→ TASK DETAILS
Extract from the entries below, exactly as given, only the lines from the line containing "Recreate this image" to the line containing "const yTitle = 'IR/10.000 PY';", both lines included.
------ GIVEN RECORDS
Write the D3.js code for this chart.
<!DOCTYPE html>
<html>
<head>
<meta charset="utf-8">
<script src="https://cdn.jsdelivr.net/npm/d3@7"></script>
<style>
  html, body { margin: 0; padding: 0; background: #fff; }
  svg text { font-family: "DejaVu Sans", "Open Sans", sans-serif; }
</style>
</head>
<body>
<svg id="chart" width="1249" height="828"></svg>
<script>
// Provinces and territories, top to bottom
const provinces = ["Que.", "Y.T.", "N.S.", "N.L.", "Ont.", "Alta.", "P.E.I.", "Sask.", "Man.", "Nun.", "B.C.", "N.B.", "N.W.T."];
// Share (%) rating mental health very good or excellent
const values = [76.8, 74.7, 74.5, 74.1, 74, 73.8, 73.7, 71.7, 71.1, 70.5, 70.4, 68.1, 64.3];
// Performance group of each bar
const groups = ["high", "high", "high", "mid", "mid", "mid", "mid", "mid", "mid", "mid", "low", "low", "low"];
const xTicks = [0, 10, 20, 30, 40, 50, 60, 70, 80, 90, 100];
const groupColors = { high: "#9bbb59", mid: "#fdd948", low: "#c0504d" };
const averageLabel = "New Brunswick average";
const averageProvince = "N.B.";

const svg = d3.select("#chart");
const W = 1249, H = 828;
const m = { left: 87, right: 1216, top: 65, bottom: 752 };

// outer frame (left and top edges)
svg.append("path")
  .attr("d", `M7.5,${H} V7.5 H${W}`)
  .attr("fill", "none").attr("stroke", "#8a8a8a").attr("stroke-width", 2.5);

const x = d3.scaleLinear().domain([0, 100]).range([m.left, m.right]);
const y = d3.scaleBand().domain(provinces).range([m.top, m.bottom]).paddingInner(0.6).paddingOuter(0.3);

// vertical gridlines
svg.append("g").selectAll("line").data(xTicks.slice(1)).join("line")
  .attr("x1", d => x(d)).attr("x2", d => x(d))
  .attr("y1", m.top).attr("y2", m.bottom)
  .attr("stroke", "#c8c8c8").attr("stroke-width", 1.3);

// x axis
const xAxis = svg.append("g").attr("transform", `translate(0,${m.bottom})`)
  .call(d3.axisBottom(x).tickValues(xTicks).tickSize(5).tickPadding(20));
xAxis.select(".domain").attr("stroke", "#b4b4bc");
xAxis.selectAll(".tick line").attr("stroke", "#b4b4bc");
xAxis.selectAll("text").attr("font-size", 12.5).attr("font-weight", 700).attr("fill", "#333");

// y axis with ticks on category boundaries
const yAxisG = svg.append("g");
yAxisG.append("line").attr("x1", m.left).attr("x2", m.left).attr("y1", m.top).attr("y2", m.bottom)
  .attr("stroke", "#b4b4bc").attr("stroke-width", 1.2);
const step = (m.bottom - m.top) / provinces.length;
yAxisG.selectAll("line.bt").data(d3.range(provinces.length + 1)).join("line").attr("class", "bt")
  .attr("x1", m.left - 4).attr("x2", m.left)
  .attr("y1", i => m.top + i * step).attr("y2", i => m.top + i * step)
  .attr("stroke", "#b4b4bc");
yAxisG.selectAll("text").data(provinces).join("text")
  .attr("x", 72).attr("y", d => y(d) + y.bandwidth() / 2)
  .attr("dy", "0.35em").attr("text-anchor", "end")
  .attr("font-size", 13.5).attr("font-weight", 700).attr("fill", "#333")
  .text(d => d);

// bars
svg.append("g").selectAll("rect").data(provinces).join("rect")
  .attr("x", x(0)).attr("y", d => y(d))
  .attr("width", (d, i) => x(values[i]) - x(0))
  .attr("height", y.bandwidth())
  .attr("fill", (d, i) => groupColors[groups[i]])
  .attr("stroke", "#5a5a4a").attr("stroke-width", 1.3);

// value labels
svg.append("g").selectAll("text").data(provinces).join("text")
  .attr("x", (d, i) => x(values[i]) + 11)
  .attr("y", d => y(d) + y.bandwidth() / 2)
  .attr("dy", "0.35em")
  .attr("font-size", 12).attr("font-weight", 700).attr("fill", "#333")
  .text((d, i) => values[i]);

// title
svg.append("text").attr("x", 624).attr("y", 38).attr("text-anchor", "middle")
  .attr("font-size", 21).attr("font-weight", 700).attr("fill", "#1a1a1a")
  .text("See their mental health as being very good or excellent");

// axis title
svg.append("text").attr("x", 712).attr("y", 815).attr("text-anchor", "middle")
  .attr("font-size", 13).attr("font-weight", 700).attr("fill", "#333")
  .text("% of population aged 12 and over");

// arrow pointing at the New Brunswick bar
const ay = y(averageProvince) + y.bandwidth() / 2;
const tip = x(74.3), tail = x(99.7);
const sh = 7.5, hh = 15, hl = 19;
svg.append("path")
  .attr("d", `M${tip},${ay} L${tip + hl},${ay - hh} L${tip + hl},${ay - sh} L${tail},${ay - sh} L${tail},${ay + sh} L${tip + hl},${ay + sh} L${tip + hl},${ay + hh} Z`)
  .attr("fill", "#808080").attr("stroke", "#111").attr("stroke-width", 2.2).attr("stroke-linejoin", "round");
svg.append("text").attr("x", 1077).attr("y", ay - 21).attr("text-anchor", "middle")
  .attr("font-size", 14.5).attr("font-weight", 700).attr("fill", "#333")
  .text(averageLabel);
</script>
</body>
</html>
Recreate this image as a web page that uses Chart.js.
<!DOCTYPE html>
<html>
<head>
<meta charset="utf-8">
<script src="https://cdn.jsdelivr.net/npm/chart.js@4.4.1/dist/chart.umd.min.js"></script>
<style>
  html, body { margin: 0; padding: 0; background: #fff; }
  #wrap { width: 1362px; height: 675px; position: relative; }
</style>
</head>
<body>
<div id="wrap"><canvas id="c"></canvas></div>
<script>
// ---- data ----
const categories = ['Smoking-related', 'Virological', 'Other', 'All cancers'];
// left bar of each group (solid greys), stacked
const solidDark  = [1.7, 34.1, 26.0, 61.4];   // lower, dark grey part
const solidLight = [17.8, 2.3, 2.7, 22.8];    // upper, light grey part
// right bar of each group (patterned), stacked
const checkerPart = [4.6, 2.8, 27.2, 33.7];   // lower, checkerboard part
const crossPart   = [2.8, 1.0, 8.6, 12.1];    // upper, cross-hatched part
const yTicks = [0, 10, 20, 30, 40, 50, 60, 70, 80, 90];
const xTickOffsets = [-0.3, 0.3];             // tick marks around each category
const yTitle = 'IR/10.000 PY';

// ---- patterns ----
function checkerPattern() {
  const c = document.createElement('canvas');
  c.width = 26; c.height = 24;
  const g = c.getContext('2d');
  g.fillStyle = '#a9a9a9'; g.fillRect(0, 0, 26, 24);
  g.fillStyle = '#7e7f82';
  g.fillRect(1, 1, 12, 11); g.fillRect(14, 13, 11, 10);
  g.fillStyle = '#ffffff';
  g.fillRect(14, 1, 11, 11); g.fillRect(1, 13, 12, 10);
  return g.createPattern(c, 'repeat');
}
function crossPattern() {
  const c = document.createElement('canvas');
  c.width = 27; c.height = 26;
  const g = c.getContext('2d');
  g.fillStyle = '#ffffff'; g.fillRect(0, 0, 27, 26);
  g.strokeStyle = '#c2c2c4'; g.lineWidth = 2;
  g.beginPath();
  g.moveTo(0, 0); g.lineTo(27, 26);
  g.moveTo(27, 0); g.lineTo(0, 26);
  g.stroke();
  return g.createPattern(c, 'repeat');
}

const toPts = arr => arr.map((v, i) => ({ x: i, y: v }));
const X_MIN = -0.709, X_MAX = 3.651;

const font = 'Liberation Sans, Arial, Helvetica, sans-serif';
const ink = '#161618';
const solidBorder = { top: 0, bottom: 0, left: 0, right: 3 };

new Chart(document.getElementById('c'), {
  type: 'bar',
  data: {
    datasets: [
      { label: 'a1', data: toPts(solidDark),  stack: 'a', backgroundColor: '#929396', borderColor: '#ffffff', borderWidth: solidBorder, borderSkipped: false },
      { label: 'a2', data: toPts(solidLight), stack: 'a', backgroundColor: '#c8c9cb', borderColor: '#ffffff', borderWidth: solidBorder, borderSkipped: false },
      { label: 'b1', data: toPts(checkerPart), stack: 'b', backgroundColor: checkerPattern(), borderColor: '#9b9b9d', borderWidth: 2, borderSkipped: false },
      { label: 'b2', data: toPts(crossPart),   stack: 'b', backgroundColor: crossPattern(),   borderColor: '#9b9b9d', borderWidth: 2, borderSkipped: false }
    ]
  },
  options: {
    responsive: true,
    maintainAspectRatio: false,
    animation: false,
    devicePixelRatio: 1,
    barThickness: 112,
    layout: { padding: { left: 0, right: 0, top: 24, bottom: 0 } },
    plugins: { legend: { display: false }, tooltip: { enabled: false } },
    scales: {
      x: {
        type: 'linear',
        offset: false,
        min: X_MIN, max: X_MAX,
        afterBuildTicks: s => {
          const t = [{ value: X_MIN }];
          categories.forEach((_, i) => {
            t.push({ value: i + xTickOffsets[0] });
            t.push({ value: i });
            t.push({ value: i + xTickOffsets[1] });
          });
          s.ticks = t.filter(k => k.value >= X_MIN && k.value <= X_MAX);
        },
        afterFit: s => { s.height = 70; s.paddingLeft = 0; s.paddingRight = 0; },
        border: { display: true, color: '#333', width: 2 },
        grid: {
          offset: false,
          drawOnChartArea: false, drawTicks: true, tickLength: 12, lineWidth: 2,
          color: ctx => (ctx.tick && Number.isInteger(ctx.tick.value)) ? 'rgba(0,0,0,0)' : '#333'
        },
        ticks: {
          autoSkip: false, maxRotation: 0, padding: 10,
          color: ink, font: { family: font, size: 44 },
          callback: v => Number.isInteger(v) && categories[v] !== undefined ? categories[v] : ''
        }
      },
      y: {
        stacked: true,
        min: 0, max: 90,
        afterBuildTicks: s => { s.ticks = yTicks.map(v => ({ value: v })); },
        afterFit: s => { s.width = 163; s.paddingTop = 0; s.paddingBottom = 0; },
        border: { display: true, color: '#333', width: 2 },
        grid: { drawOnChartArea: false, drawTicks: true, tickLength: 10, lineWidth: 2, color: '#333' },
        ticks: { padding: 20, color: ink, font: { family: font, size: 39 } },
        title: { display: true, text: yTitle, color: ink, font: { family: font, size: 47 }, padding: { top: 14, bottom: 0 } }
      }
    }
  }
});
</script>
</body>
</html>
------------
→ COMPLETED TASK
Recreate this image as a web page that uses Chart.js.
<!DOCTYPE html>
<html>
<head>
<meta charset="utf-8">
<script src="https://cdn.jsdelivr.net/npm/chart.js@4.4.1/dist/chart.umd.min.js"></script>
<style>
  html, body { margin: 0; padding: 0; background: #fff; }
  #wrap { width: 1362px; height: 675px; position: relative; }
</style>
</head>
<body>
<div id="wrap"><canvas id="c"></canvas></div>
<script>
// ---- data ----
const categories = ['Smoking-related', 'Virological', 'Other', 'All cancers'];
// left bar of each group (solid greys), stacked
const solidDark  = [1.7, 34.1, 26.0, 61.4];   // lower, dark grey part
const solidLight = [17.8, 2.3, 2.7, 22.8];    // upper, light grey part
// right bar of each group (patterned), stacked
const checkerPart = [4.6, 2.8, 27.2, 33.7];   // lower, checkerboard part
const crossPart   = [2.8, 1.0, 8.6, 12.1];    // upper, cross-hatched part
const yTicks = [0, 10, 20, 30, 40, 50, 60, 70, 80, 90];
const xTickOffsets = [-0.3, 0.3];             // tick marks around each category
const yTitle = 'IR/10.000 PY';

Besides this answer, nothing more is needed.